> **Available data**:
____________________

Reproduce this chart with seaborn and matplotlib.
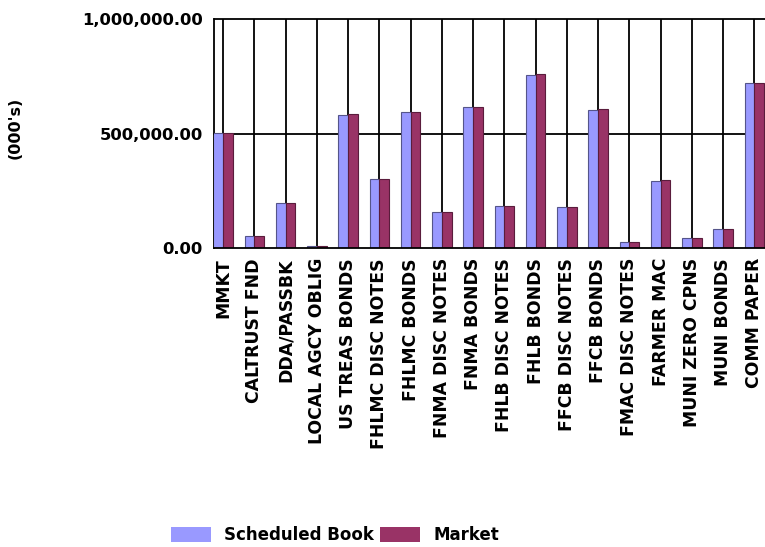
import matplotlib
matplotlib.use("Agg")
import matplotlib.pyplot as plt
import seaborn as sns
import pandas as pd
from matplotlib.patches import Patch

categories = [
    "MMKT", "CALTRUST FND", "DDA/PASSBK", "LOCAL AGCY OBLIG", "US TREAS BONDS",
    "FHLMC DISC NOTES", "FHLMC BONDS", "FNMA DISC NOTES", "FNMA BONDS",
    "FHLB DISC NOTES", "FHLB BONDS", "FFCB DISC NOTES", "FFCB BONDS",
    "FMAC DISC NOTES", "FARMER MAC", "MUNI ZERO CPNS", "MUNI BONDS", "COMM PAPER",
]
scheduled_book = [505000, 54000, 197000, 11000, 584000, 302000, 594000, 158000, 616000,
                  184000, 759000, 182000, 606000, 26000, 296000, 44000, 83000, 723000]
market = [506000, 54000, 197000, 11000, 585000, 302000, 595000, 158000, 617000,
          184000, 760000, 182000, 607000, 26000, 297000, 44000, 83000, 724000]
series_names = ["Scheduled Book", "Market"]
y_ticks = [0, 500000, 1000000]
y_tick_labels = ["0.00", "500,000.00", "1,000,000.00"]

df = pd.DataFrame({
    "category": categories * 2,
    "value": scheduled_book + market,
    "series": [series_names[0]] * len(categories) + [series_names[1]] * len(categories),
})

colors = {"Scheduled Book": "#9999ff", "Market": "#993366"}
edges = {"Scheduled Book": "#55558a", "Market": "#5a1c3c"}

sns.set_style("white")
plt.rcParams["font.family"] = ["DejaVu Sans"]
plt.rcParams["text.color"] = "black"
plt.rcParams["xtick.color"] = "black"
plt.rcParams["ytick.color"] = "black"

fig = plt.figure(figsize=(7.65, 5.47), dpi=100)
W, H = 765, 547
ax_left, ax_right = 214, 770
ax_top, ax_bottom = 19.5, 248.3
ax = fig.add_axes([ax_left / W, 1 - ax_bottom / H, (ax_right - ax_left) / W, (ax_bottom - ax_top) / H])

sns.barplot(data=df, x="category", y="value", hue="series", order=categories,
            hue_order=series_names, palette=colors, width=0.62, dodge=True,
            ax=ax, legend=False, zorder=3, errorbar=None, saturation=1)

for container, name in zip(ax.containers, series_names):
    for bar in container:
        bar.set_edgecolor(edges[name])
        bar.set_linewidth(0.8)

ax.set_xlim(-0.29, 17.5)
ax.set_ylim(0, 1000000)
ax.set_yticks(y_ticks)
ax.set_yticklabels(y_tick_labels, fontweight="bold", fontsize=11.8, color="black")
ax.set_xticks(range(len(categories)))
ax.set_xticklabels(categories, rotation=90, fontweight="bold", fontsize=12.4, color="black")
ax.set_xlabel("")
ax.set_ylabel("")

# black grid: vertical line at every category, horizontal at each y tick
for i in range(len(categories)):
    ax.axvline(i, color="black", lw=1.3, zorder=1)
for yv in y_ticks[1:]:
    ax.axhline(yv, color="black", lw=1.3, zorder=1, clip_on=False)

for side in ["top", "right"]:
    ax.spines[side].set_visible(False)
ax.spines["left"].set_color("black")
ax.spines["left"].set_linewidth(1.3)
ax.spines["bottom"].set_color("black")
ax.spines["bottom"].set_linewidth(1.3)
ax.spines["bottom"].set_zorder(4)
ax.tick_params(axis="both", which="major", direction="out", color="black", width=1.3)
ax.tick_params(axis="y", length=5, pad=3)
ax.tick_params(axis="x", length=4, pad=3)

fig.text(15 / W, 1 - 128 / H, "(000's)", rotation=90, fontweight="bold", fontsize=11.5,
         ha="center", va="center", color="black")

handles = [Patch(facecolor=colors[n], edgecolor="none", label=n) for n in series_names]
fig.legend(handles=handles, loc="center", bbox_to_anchor=(335 / W, 1 - 535 / H), ncol=2,
           frameon=False, prop={"weight": "bold", "size": 12}, handlelength=2.4,
           handleheight=1.0, columnspacing=0.4, handletextpad=0.8, labelcolor="black")

fig.savefig("out.png", dpi=100)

____________________

> **Your objective**:
Write out exactly the lines between the start of the data and the line with "ax = fig.add_axes([ax_left", including both, but none of the pictures.

> **The result**:
Reproduce this chart with seaborn and matplotlib.
import matplotlib
matplotlib.use("Agg")
import matplotlib.pyplot as plt
import seaborn as sns
import pandas as pd
from matplotlib.patches import Patch

categories = [
    "MMKT", "CALTRUST FND", "DDA/PASSBK", "LOCAL AGCY OBLIG", "US TREAS BONDS",
    "FHLMC DISC NOTES", "FHLMC BONDS", "FNMA DISC NOTES", "FNMA BONDS",
    "FHLB DISC NOTES", "FHLB BONDS", "FFCB DISC NOTES", "FFCB BONDS",
    "FMAC DISC NOTES", "FARMER MAC", "MUNI ZERO CPNS", "MUNI BONDS", "COMM PAPER",
]
scheduled_book = [505000, 54000, 197000, 11000, 584000, 302000, 594000, 158000, 616000,
                  184000, 759000, 182000, 606000, 26000, 296000, 44000, 83000, 723000]
market = [506000, 54000, 197000, 11000, 585000, 302000, 595000, 158000, 617000,
          184000, 760000, 182000, 607000, 26000, 297000, 44000, 83000, 724000]
series_names = ["Scheduled Book", "Market"]
y_ticks = [0, 500000, 1000000]
y_tick_labels = ["0.00", "500,000.00", "1,000,000.00"]

df = pd.DataFrame({
    "category": categories * 2,
    "value": scheduled_book + market,
    "series": [series_names[0]] * len(categories) + [series_names[1]] * len(categories),
})

colors = {"Scheduled Book": "#9999ff", "Market": "#993366"}
edges = {"Scheduled Book": "#55558a", "Market": "#5a1c3c"}

sns.set_style("white")
plt.rcParams["font.family"] = ["DejaVu Sans"]
plt.rcParams["text.color"] = "black"
plt.rcParams["xtick.color"] = "black"
plt.rcParams["ytick.color"] = "black"

fig = plt.figure(figsize=(7.65, 5.47), dpi=100)
W, H = 765, 547
ax_left, ax_right = 214, 770
ax_top, ax_bottom = 19.5, 248.3
ax = fig.add_axes([ax_left / W, 1 - ax_bottom / H, (ax_right - ax_left) / W, (ax_bottom - ax_top) / H])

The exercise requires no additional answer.